= Derek Birdsall =

British graphic designer (1934–2024)

Derek Birdsall, (1 August 1934 – 4 May 2024) was a British graphic designer.

==Early life==
Birdsall was born in Wakefield, Yorkshire on 1 August 1934, and attended The King's School, Pontefract, Wakefield College of Art and Central School of Arts and Crafts in London. "At Central, Birdsall came under the influence of Anthony Froshaug, who – alongside Herbert Spencer and Edward Wright – taught his students the difference between beautiful lettering and typography proper, with its pre-eminent concerns of clarity, directness and, above all, textual legibility." Birdsall failed to earn a diploma, however, and began his career in design in the late 1950s and early 1960s.

==Career==
Birdsall's career and fame were built on a variety of designs and commissions. During his long career—among much other work—Birdsall designed Penguin book covers and Pirelli calendars; he art-directed several magazines (including Nova and Mobil Oil's Pegasus; and he designed books for the Yale Center for British Art, the Tate, the V&A and the British Council and designed Common Worship: Services and Prayers for the Church of England in 2000.

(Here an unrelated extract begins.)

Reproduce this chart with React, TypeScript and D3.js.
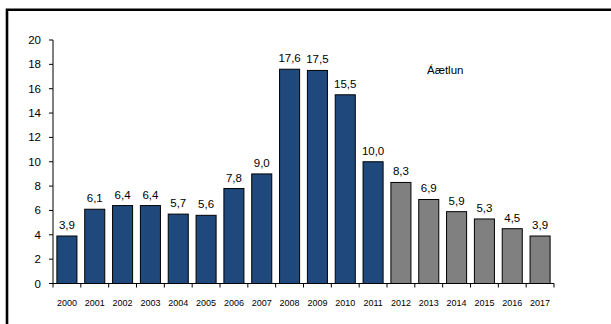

Alongside his practice in design, Birdsall also taught design at the Royal College of Art beginning in 1987. Birdsall was the author of Notes On Book Design, published by Yale University Press in 2004.

==Personal life and death==
Birdsall married in 1954 and had three sons and one daughter, including actor Jesse Birdsall. His daughter Elsa has followed him into the design industry.

Derek Birdsall died on 4 May 2024, at the age of 89.

==Books and articles on Birdsall==
- Myerson, Jeremy, White space, black hat, Eye 9, Wordsearch Ltd, 1993.
- Thompson, Philip, Derek Birdsall – Typographer, Baseline 28, Bradbourne Publishing, 1999.
- Birdsall, Derek, Notes on Book Design, Yale University Press, 2004. ISBN 978-0-300-10347-2.